About the reward settings and playing game

FFrankyy / FINDER

FINDER - FInding key players in complex Networks through DEep Reinforcement learning (Nature Machine Intelligence)

MIT License

182 stars 46 forks source link

About the reward settings and playing game #16

Open xwxahu opened 4 years ago

xwxahu commented 4 years ago

Hello! I read the FINDER recently and there are two questions puzzled me.

In the article, you define the reward is decrease of ANC, however the computation of ANC needs the nodes removing sequence. How should I get the removing sequence?

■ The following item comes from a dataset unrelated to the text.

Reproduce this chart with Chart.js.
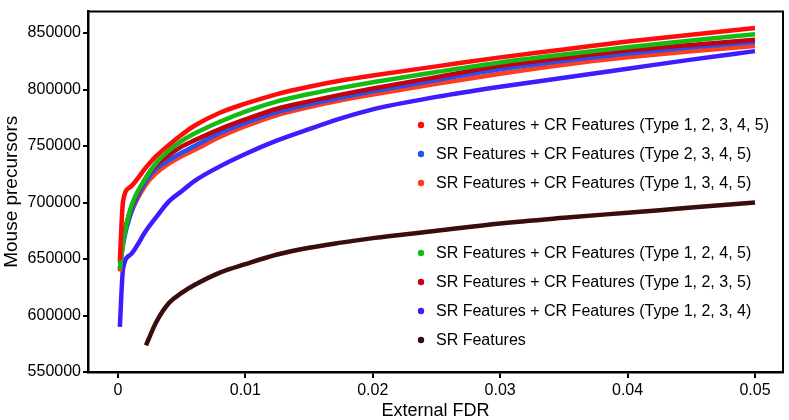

Using FINDER, HDA or other methods to remove nodes? 2.In supplementary, the FINDER algorithm S3 shows that SGD is performed after each storing experience. however, in the last paragraph of Ⅱ.D.2 (Train algorithm), it seems that SGD is performed after each episode. What is the episode means? Removing single node or removing nodes in a graph until terminal? Very thanks to your work! Hope your answers.

FFrankyy commented 3 years ago

Yes, using FINDER and other methods to remove sequentially.
I define the reward in SI, remove nodes until terimal.

xwxahu commented 3 years ago

Thank you very much for your reply! But I still troubled in the problem of reward. In the codes of ND problem, the reward is defined as - |GCC| / (N*N). What does it mean? For example: given a graph with 10 nodes and its |GCC| is 8: if we remove a critical node A, the |GCC| decreases to 5, than the action of removing A will get reward - 0.05 if we further remove a non-critical node B, the |GCC| is stay in 5, and the action of removing B will also get reward - 0.05. It seems that removing a non-critical node can also get higher reward. Would you like to explain it? Again thanks for your answers for the former probelms!

FFrankyy commented 3 years ago

Thank you, that's a very important question! Here our goal is to learn a node removal sequence that could minimize the ANC value, thus in your case, A and B are different when measured as critical/non-critical from the local view point, they may contribute the same to the calculation of ANC value, as a result, they are given the same reward in our setting. Keep in mind, the reward is defined according your learning objective.

xwxahu commented 3 years ago

I got it! Thanks very much for your assistance.